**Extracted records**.
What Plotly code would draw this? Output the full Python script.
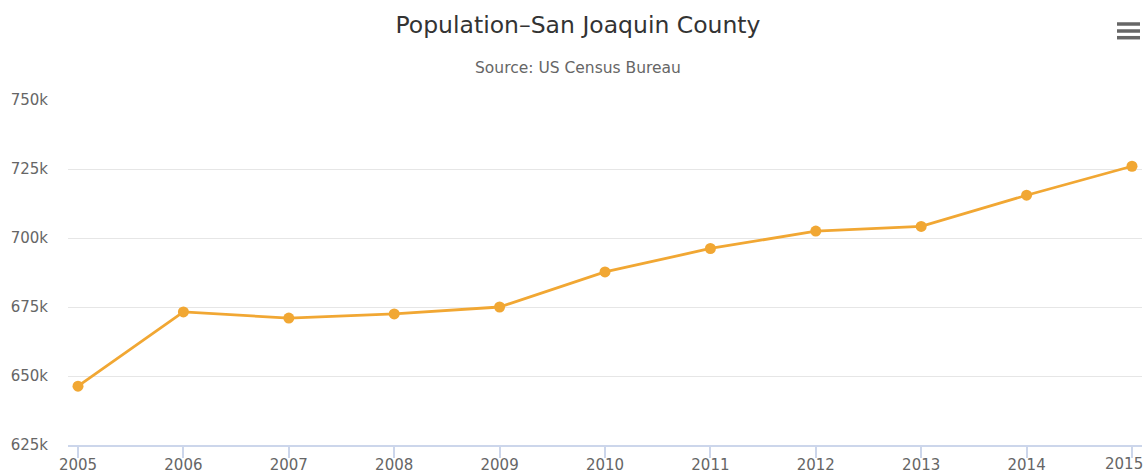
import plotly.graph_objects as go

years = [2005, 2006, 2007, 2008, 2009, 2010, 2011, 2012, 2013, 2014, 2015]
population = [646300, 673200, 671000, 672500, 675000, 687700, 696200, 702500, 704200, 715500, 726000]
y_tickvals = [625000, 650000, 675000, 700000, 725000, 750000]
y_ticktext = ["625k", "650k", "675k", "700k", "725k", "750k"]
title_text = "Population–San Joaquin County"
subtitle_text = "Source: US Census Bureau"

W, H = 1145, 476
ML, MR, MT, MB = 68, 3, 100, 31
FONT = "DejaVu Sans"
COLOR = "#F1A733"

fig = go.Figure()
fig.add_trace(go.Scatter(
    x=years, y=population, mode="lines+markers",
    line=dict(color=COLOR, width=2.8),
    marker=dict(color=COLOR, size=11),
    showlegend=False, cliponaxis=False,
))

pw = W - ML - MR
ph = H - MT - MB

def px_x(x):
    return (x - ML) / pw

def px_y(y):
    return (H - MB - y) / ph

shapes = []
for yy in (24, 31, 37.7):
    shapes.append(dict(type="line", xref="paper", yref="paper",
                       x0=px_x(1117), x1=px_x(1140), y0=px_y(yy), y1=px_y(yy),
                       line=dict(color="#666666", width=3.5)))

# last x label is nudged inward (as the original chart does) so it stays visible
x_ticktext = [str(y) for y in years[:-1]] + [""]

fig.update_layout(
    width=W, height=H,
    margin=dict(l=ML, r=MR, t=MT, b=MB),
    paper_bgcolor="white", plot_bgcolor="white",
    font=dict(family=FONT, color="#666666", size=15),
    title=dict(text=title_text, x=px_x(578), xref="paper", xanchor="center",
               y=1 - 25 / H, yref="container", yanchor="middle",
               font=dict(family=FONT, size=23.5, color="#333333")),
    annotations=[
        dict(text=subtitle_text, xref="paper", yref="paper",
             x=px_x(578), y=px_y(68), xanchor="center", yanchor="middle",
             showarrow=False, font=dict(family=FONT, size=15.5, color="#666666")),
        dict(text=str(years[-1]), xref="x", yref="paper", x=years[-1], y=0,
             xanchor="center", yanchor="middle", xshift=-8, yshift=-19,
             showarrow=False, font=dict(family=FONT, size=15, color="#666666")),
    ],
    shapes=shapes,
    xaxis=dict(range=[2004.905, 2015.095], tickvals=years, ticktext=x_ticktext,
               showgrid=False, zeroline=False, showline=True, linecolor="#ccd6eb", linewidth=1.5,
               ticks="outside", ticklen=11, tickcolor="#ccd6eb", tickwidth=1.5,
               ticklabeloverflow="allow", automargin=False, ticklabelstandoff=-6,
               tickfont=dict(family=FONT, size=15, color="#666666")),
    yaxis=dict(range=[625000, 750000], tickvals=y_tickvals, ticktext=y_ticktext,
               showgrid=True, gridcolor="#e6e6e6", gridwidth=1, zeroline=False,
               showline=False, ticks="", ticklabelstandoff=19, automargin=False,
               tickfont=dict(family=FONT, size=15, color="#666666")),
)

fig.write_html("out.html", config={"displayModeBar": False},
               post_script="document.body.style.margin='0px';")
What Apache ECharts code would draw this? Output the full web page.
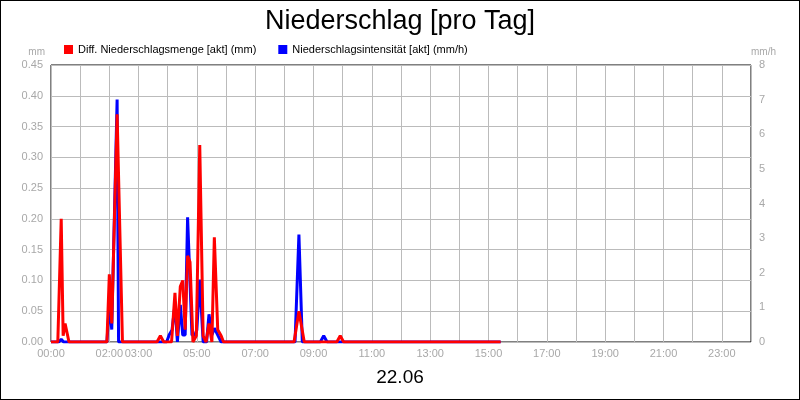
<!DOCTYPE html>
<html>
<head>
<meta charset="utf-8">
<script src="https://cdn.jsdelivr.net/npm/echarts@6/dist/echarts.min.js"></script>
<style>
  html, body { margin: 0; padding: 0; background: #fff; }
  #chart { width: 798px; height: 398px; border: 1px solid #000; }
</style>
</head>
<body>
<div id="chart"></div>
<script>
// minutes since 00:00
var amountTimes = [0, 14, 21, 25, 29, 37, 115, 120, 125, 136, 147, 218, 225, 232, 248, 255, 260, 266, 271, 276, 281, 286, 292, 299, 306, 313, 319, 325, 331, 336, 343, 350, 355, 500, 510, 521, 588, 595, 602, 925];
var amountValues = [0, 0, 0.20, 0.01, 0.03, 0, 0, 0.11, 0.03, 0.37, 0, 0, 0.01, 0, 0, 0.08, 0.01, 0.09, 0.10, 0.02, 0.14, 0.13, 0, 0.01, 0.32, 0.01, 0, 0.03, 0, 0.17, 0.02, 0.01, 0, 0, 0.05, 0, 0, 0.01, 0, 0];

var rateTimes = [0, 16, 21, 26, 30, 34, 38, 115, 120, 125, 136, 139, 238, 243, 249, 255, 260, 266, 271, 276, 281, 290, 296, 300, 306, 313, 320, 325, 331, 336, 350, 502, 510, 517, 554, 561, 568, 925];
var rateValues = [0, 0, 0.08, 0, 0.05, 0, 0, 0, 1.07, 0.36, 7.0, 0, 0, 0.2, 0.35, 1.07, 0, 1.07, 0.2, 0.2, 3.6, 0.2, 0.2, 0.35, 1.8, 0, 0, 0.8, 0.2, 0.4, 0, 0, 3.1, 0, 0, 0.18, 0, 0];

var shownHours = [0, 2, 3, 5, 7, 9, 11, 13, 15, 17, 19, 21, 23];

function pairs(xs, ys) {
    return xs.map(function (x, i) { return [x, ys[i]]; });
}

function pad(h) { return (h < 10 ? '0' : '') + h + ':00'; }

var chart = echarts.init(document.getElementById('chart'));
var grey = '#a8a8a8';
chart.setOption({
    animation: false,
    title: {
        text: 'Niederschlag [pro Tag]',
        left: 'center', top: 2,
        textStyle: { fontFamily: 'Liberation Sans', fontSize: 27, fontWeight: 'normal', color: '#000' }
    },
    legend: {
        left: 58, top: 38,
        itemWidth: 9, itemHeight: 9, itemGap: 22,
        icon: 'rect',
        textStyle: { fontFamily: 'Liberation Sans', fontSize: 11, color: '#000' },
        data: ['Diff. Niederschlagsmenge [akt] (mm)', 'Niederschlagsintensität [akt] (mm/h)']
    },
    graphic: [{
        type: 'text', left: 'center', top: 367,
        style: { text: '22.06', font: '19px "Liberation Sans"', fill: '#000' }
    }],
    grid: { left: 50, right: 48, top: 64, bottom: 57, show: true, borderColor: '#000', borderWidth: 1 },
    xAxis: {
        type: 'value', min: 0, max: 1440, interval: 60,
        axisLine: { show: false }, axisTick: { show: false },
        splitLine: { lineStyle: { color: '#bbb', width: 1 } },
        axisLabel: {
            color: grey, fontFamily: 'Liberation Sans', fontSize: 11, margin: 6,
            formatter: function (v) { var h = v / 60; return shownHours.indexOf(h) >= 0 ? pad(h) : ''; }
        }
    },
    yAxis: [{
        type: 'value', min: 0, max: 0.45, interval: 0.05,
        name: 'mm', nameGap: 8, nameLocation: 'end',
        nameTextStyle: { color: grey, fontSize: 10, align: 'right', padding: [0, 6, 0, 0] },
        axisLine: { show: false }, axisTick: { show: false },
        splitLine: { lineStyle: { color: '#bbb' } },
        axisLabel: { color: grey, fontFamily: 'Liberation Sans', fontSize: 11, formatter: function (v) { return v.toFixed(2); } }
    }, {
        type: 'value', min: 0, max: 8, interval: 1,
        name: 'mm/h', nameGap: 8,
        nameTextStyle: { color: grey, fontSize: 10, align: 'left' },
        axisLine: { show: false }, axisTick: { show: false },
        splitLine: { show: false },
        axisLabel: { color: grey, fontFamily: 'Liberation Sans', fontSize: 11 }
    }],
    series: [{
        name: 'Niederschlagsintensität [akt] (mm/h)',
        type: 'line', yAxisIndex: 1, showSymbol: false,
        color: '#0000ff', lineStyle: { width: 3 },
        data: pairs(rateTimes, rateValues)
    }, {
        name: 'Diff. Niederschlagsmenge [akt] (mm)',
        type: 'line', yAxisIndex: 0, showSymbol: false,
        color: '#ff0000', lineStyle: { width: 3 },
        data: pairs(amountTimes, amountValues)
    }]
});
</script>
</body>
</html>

**GIVEN PROBLEM**. Every line from the start of the listing above through the line with "return (H - MB - y) / ph" should be repeated exactly; skip the pictures and add nothing else.

**RESPONSE FOR THIS EXERCISE**.
What Plotly code would draw this? Output the full Python script.
import plotly.graph_objects as go

years = [2005, 2006, 2007, 2008, 2009, 2010, 2011, 2012, 2013, 2014, 2015]
population = [646300, 673200, 671000, 672500, 675000, 687700, 696200, 702500, 704200, 715500, 726000]
y_tickvals = [625000, 650000, 675000, 700000, 725000, 750000]
y_ticktext = ["625k", "650k", "675k", "700k", "725k", "750k"]
title_text = "Population–San Joaquin County"
subtitle_text = "Source: US Census Bureau"

W, H = 1145, 476
ML, MR, MT, MB = 68, 3, 100, 31
FONT = "DejaVu Sans"
COLOR = "#F1A733"

fig = go.Figure()
fig.add_trace(go.Scatter(
    x=years, y=population, mode="lines+markers",
    line=dict(color=COLOR, width=2.8),
    marker=dict(color=COLOR, size=11),
    showlegend=False, cliponaxis=False,
))

pw = W - ML - MR
ph = H - MT - MB

def px_x(x):
    return (x - ML) / pw

def px_y(y):
    return (H - MB - y) / ph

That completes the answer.